# flipping kitchen cabinet doors????



## biggles (Jan 1, 2008)

need to flip a couple of doors upper ones .SALICE/Mills Pride is stamped on the hinge.the left side is the door and cabinet is right side.it looked easy with phillip screws on that hinge,and done.they won't unscrew from the inside of the cabinet 1/4 turn the most...any trick here....there are pre drilled holes to flip them 180 degrees on the opposite side any help


----------



## mako1 (Jan 7, 2014)

No reason they should not unscrew from the cabinet.Are you using the right size driver.Usually a #2.Try putting it in the screw and tapping it with a hammer.
If you have knobs or handles on the door the will be off after flipping the door.


----------



## jmon (Nov 5, 2012)

biggles said:


> They won't unscrew from the inside of the cabinet 1/4 turn the most...any trick here....there are pre drilled holes to flip them 180 degrees on the opposite side any help.


Try removing the door first.

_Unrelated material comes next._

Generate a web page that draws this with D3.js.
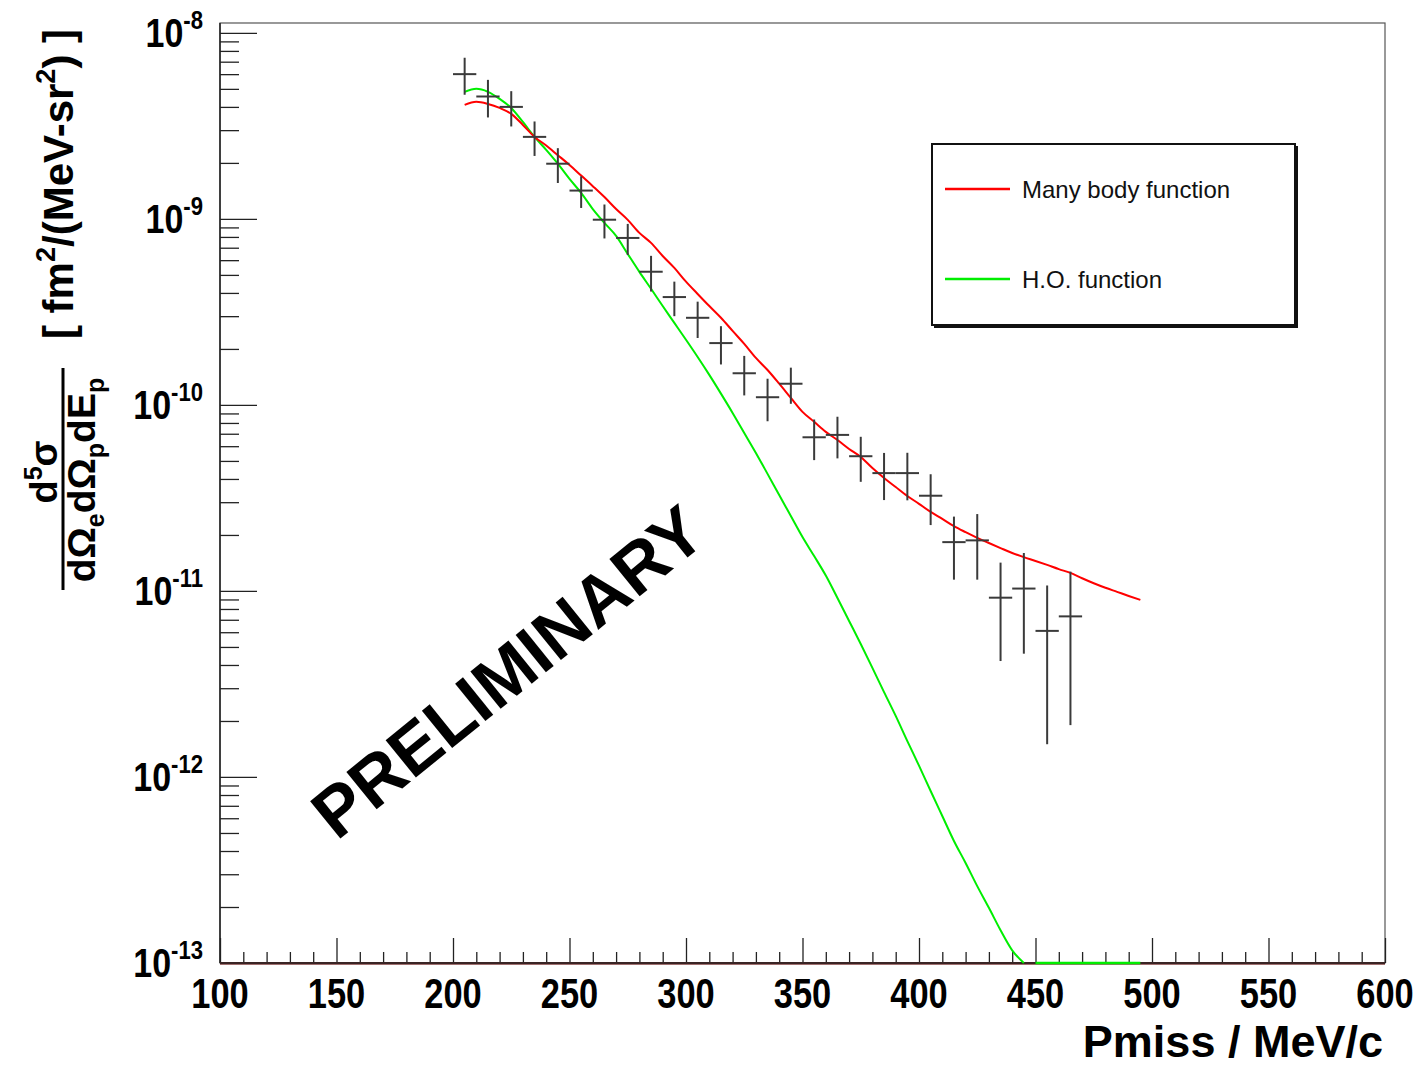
<!DOCTYPE html>
<html>
<head>
<meta charset="utf-8">
<script src="https://cdn.jsdelivr.net/npm/d3@7"></script>
<style>
  html, body { margin: 0; padding: 0; background: #fff; }
  svg { display: block; }
  text { font-family: "Liberation Sans", Arial, Helvetica, sans-serif; }
</style>
</head>
<body>
<svg id="chart" width="1420" height="1067"></svg>
<script>
// Measured cross section vs missing momentum (bin centres, MeV/c)
const pmiss = [205, 215, 225, 235, 245, 255, 265, 275, 285, 295, 305, 315, 325, 335, 345,
               355, 365, 375, 385, 395, 405, 415, 425, 435, 445, 455, 465];
const xsec = [6.0e-9, 4.55e-9, 4.0e-9, 2.76e-9, 1.98e-9, 1.42e-9, 9.9e-10, 7.9e-10, 5.2e-10, 3.8e-10,
              2.94e-10, 2.15e-10, 1.48e-10, 1.10e-10, 1.30e-10, 6.7e-11, 6.9e-11, 5.3e-11, 4.3e-11, 4.3e-11,
              3.25e-11, 1.83e-11, 1.87e-11, 9.2e-12, 1.03e-11, 6.1e-12, 7.3e-12];
const xsecErr = [1.35e-9, 1.04e-9, 0.86e-9, 0.58e-9, 0.42e-9, 0.275e-9, 2.05e-10, 1.5e-10, 1.13e-10, 0.8e-10,
                 0.65e-10, 0.5e-10, 0.355e-10, 2.83e-11, 2.86e-11, 1.65e-11, 1.74e-11, 1.44e-11, 1.22e-11, 1.23e-11,
                 0.99e-11, 0.68e-11, 0.72e-11, 0.50e-11, 0.57e-11, 0.46e-11, 0.54e-11];
const binHalfWidth = 5;

// Model curves sampled in missing momentum
const curveP = [205, 210, 215, 220, 225, 230, 235, 240, 245, 250, 255, 260, 265, 270, 275, 280,
                285, 290, 295, 300, 305, 310, 315, 320, 325, 330, 335, 340, 345, 350, 355, 360,
                365, 370, 375, 380, 385, 390, 395, 400, 405, 410, 415, 420, 425, 430, 435, 440,
                445, 450, 455, 460, 465, 470, 475, 480, 485, 490, 495];
const manyBody = [4.10e-9, 4.26e-9, 4.15e-9, 3.95e-9, 3.67e-9, 3.20e-9, 2.76e-9, 2.48e-9, 2.20e-9, 1.95e-9,
                  1.71e-9, 1.50e-9, 1.31e-9, 1.13e-9, 9.88e-10, 8.41e-10, 7.43e-10, 6.32e-10, 5.45e-10, 4.60e-10,
                  3.95e-10, 3.40e-10, 2.94e-10, 2.50e-10, 2.13e-10, 1.79e-10, 1.54e-10, 1.30e-10, 1.09e-10, 9.17e-11,
                  8.11e-11, 7.16e-11, 6.48e-11, 5.80e-11, 5.25e-11, 4.58e-11, 4.05e-11, 3.62e-11, 3.24e-11, 2.94e-11,
                  2.66e-11, 2.44e-11, 2.23e-11, 2.07e-11, 1.93e-11, 1.81e-11, 1.70e-11, 1.60e-11, 1.52e-11, 1.45e-11,
                  1.38e-11, 1.31e-11, 1.25e-11, 1.17e-11, 1.10e-11, 1.04e-11, 9.89e-12, 9.40e-12, 8.95e-12];
const hoFunction = [4.82e-9, 5.00e-9, 4.82e-9, 4.42e-9, 3.95e-9, 3.32e-9, 2.76e-9, 2.35e-9, 1.98e-9, 1.64e-9,
                    1.38e-9, 1.13e-9, 9.52e-10, 8.10e-10, 6.48e-10, 5.19e-10, 4.21e-10, 3.40e-10, 2.76e-10, 2.24e-10,
                    1.81e-10, 1.45e-10, 1.15e-10, 9.06e-11, 7.07e-11, 5.52e-11, 4.26e-11, 3.28e-11, 2.53e-11, 1.95e-11,
                    1.54e-11, 1.21e-11, 9.17e-12, 6.90e-12, 5.19e-12, 3.86e-12, 2.86e-12, 2.13e-12, 1.56e-12, 1.15e-12,
                    8.41e-13, 6.17e-13, 4.53e-13, 3.45e-13, 2.59e-13, 1.98e-13, 1.50e-13, 1.17e-13, 1.00e-13, 7.0e-14,
                    4.0e-14, 2.5e-14, 1.5e-14, 9.0e-15, 5.0e-15, 3.0e-15, 2.0e-15, 1.0e-15, 6.0e-16];

// Axis ticks
const xMajorTicks = [100, 150, 200, 250, 300, 350, 400, 450, 500, 550, 600];
const xMinorTicks = [110, 120, 130, 140, 160, 170, 180, 190, 210, 220, 230, 240, 260, 270, 280, 290,
                     310, 320, 330, 340, 360, 370, 380, 390, 410, 420, 430, 440, 460, 470, 480, 490,
                     510, 520, 530, 540, 560, 570, 580, 590];
const yDecadeExponents = [-8, -9, -10, -11, -12, -13];
const yMinorMantissas = [2, 3, 4, 5, 6, 7, 8, 9];

const legendItems = [
  { label: "Many body function", color: "#ff0000" },
  { label: "H.O. function", color: "#00ee00" }
];

const yMin = 1e-13, yMax = 1.13e-8;
const plot = { left: 220, right: 1385, top: 23, bottom: 963 };

const svg = d3.select("#chart");
const x = d3.scaleLinear().domain([100, 600]).range([plot.left, plot.right]);
const y = d3.scaleLog().domain([yMin, yMax]).range([plot.bottom, plot.top]).clamp(true);

// Frame
svg.append("rect")
  .attr("x", plot.left).attr("y", plot.top)
  .attr("width", plot.right - plot.left).attr("height", plot.bottom - plot.top)
  .attr("fill", "none").attr("stroke", "#555").attr("stroke-width", 1.2);

// X axis ticks (drawn inward)
const xMajorAxis = d3.axisBottom(x).tickValues(xMajorTicks).tickSize(-25).tickFormat("");
const xMinorAxis = d3.axisBottom(x).tickValues(xMinorTicks).tickSize(-11).tickFormat("");
[xMajorAxis, xMinorAxis].forEach(ax => {
  const g = svg.append("g").attr("transform", `translate(0,${plot.bottom})`).call(ax);
  g.select(".domain").remove();
  g.selectAll(".tick line").attr("stroke", "#222").attr("stroke-width", 1.3);
});

// Y axis ticks (drawn inward)
const yMajorVals = yDecadeExponents.map(e => Math.pow(10, e));
const yMinorVals = [];
yDecadeExponents.forEach(e => yMinorMantissas.forEach(m => {
  const v = m * Math.pow(10, e);
  if (v <= yMax && v >= yMin) yMinorVals.push(v);
}));
const yMajorAxis = d3.axisLeft(y).tickValues(yMajorVals).tickSize(-37).tickFormat("");
const yMinorAxis = d3.axisLeft(y).tickValues(yMinorVals).tickSize(-19).tickFormat("");
[yMajorAxis, yMinorAxis].forEach(ax => {
  const g = svg.append("g").attr("transform", `translate(${plot.left},0)`).call(ax);
  g.select(".domain").remove();
  g.selectAll(".tick line").attr("stroke", "#222").attr("stroke-width", 1.3);
});

// Left axis line and the bottom axis line
svg.append("line").attr("x1", plot.left).attr("x2", plot.left)
  .attr("y1", plot.top).attr("y2", plot.bottom).attr("stroke", "#222").attr("stroke-width", 1.5);
svg.append("line").attr("x1", plot.left).attr("x2", plot.right)
  .attr("y1", plot.bottom).attr("y2", plot.bottom).attr("stroke", "#3a2424").attr("stroke-width", 2);
svg.append("line").attr("x1", plot.left).attr("x2", plot.right)
  .attr("y1", plot.bottom + 1.5).attr("y2", plot.bottom + 1.5).attr("stroke", "#a07070").attr("stroke-width", 1);

// X tick labels
svg.append("g").selectAll("text").data(xMajorTicks).join("text")
  .attr("transform", d => `translate(${x(d)},${plot.bottom + 45}) scale(0.82,1)`)
  .attr("text-anchor", "middle")
  .attr("font-size", 42).attr("font-weight", "bold").attr("fill", "#000")
  .text(d => d);

// Y tick labels: 10 with superscript exponent
const yLab = svg.append("g").selectAll("g").data(yDecadeExponents).join("g")
  .attr("transform", d => `translate(${plot.left - 17},${y(Math.pow(10, d))}) scale(0.85,1)`);
yLab.append("text")
  .attr("text-anchor", "end").attr("y", 14)
  .attr("font-size", 40).attr("font-weight", "bold").attr("fill", "#000")
  .each(function(d) {
    const t = d3.select(this);
    t.append("tspan").text("10");
    t.append("tspan").attr("font-size", 26).attr("dy", -18).text(String(d));
  });

// X axis title
svg.append("text")
  .attr("x", plot.right - 2).attr("y", 1057)
  .attr("text-anchor", "end")
  .attr("font-size", 45).attr("font-weight", "bold").attr("fill", "#000")
  .text("Pmiss / MeV/c");

// Y axis title: d5σ / (dΩe dΩp dEp)  [ fm²/(MeV-sr²) ]
const yt = svg.append("g").attr("font-weight", "bold").attr("fill", "#000");
yt.append("text")
  .attr("transform", "translate(73,184) rotate(-90)")
  .attr("text-anchor", "middle").attr("font-size", 42)
  .each(function() {
    const t = d3.select(this);
    t.append("tspan").text("[ fm");
    t.append("tspan").attr("font-size", 27).attr("dy", -18).text("2");
    t.append("tspan").attr("dy", 18).text("/(MeV-sr");
    t.append("tspan").attr("font-size", 27).attr("dy", -18).text("2");
    t.append("tspan").attr("dy", 18).text(") ]");
  });
yt.append("text")
  .attr("transform", "translate(57,472) rotate(-90)")
  .attr("text-anchor", "middle").attr("font-size", 38)
  .each(function() {
    const t = d3.select(this);
    t.append("tspan").text("d");
    t.append("tspan").attr("font-size", 25).attr("dy", -15).text("5");
    t.append("tspan").attr("dy", 15).text("σ");
  });
yt.append("line")
  .attr("x1", 63).attr("x2", 63).attr("y1", 368).attr("y2", 590)
  .attr("stroke", "#000").attr("stroke-width", 3);
yt.append("text")
  .attr("transform", "translate(95,480) rotate(-90)")
  .attr("text-anchor", "middle").attr("font-size", 39)
  .each(function() {
    const t = d3.select(this);
    t.append("tspan").text("dΩ");
    t.append("tspan").attr("font-size", 25).attr("dy", 9).text("e");
    t.append("tspan").attr("dy", -9).text("dΩ");
    t.append("tspan").attr("font-size", 25).attr("dy", 9).text("p");
    t.append("tspan").attr("dy", -9).text("dE");
    t.append("tspan").attr("font-size", 25).attr("dy", 9).text("p");
  });

// Model curves
svg.append("clipPath").attr("id", "plotClip").append("rect")
  .attr("x", plot.left).attr("y", plot.top)
  .attr("width", plot.right - plot.left).attr("height", plot.bottom - plot.top + 2);

const mbData = curveP.map((p, i) => ({ p, v: manyBody[i] }));
const hoData = curveP.map((p, i) => ({ p, v: hoFunction[i] }));

const lineAbove = d3.line().x(d => x(d.p)).y(d => y(d.v))
  .defined(d => d.v >= yMin).curve(d3.curveMonotoneX);
const lineFloor = d3.line().x(d => x(d.p)).y(d => y(d.v))
  .defined(d => d.v < yMin);

const curves = svg.append("g").attr("clip-path", "url(#plotClip)");
curves.append("path").datum(hoData).attr("d", lineAbove)
  .attr("fill", "none").attr("stroke", "#00ee00").attr("stroke-width", 2);
curves.append("path").datum(hoData).attr("d", lineFloor)
  .attr("fill", "none").attr("stroke", "#00ee00").attr("stroke-width", 2.5);
curves.append("path").datum(mbData).attr("d", lineAbove)
  .attr("fill", "none").attr("stroke", "#ff0000").attr("stroke-width", 2);

// Data points with error bars
const pts = pmiss.map((p, i) => ({ p, v: xsec[i], e: xsecErr[i] }));
const pg = svg.append("g").attr("stroke", "#3a3a3a").attr("stroke-width", 2);
pg.selectAll("line.v").data(pts).join("line").attr("class", "v")
  .attr("x1", d => x(d.p)).attr("x2", d => x(d.p))
  .attr("y1", d => y(d.v + d.e)).attr("y2", d => y(Math.max(d.v - d.e, yMin)));
pg.selectAll("line.h").data(pts).join("line").attr("class", "h")
  .attr("x1", d => x(d.p - binHalfWidth)).attr("x2", d => x(d.p + binHalfWidth))
  .attr("y1", d => y(d.v)).attr("y2", d => y(d.v));

// Watermark
svg.append("text")
  .attr("transform", "translate(508,672) rotate(-39)")
  .attr("text-anchor", "middle").attr("dominant-baseline", "central")
  .attr("font-size", 70).attr("font-weight", "bold").attr("fill", "#000")
  .text("PRELIMINARY");

// Legend
const lg = svg.append("g");
lg.append("rect").attr("x", 934).attr("y", 146).attr("width", 364).attr("height", 182).attr("fill", "#111");
lg.append("rect").attr("x", 932).attr("y", 144).attr("width", 363).attr("height", 181)
  .attr("fill", "#fff").attr("stroke", "#111").attr("stroke-width", 2);
const li = lg.selectAll("g.item").data(legendItems).join("g").attr("class", "item")
  .attr("transform", (d, i) => `translate(0,${189 + i * 90})`);
li.append("line").attr("x1", 945).attr("x2", 1010).attr("y1", 0).attr("y2", 0)
  .attr("stroke", d => d.color).attr("stroke-width", 2.5);
li.append("text").attr("x", 1022).attr("y", 9)
  .attr("font-size", 24).attr("fill", "#111")
  .text(d => d.label);
</script>
</body>
</html>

Take the pressure off the inside hinge. Those inside hinges look like the type where you just reach behind the hinge and pull right off for easy removal of cabinet door. Then try removing the inside hinge. Depending on the type of hinge, there may be other screws once you remove the cabinet door. Just a suggestion.


----------



## carpdad (Oct 11, 2010)

Mills Pride were sold at homedepot. The factory is gone. You will not find replacement.
You may not be able to change the doors because of the pull knob. They are drilled and positioned left and right.
The two screws in the photo can not be removed. I tried and sheared the screws. The plate shown pops off with finger. Inside is adjust screw and hinge set screw. Set screw is the rear. If you loosen the set screw, the door will slide off. Hold the door.
Youtube should have some videos. Search for euro hinges.


----------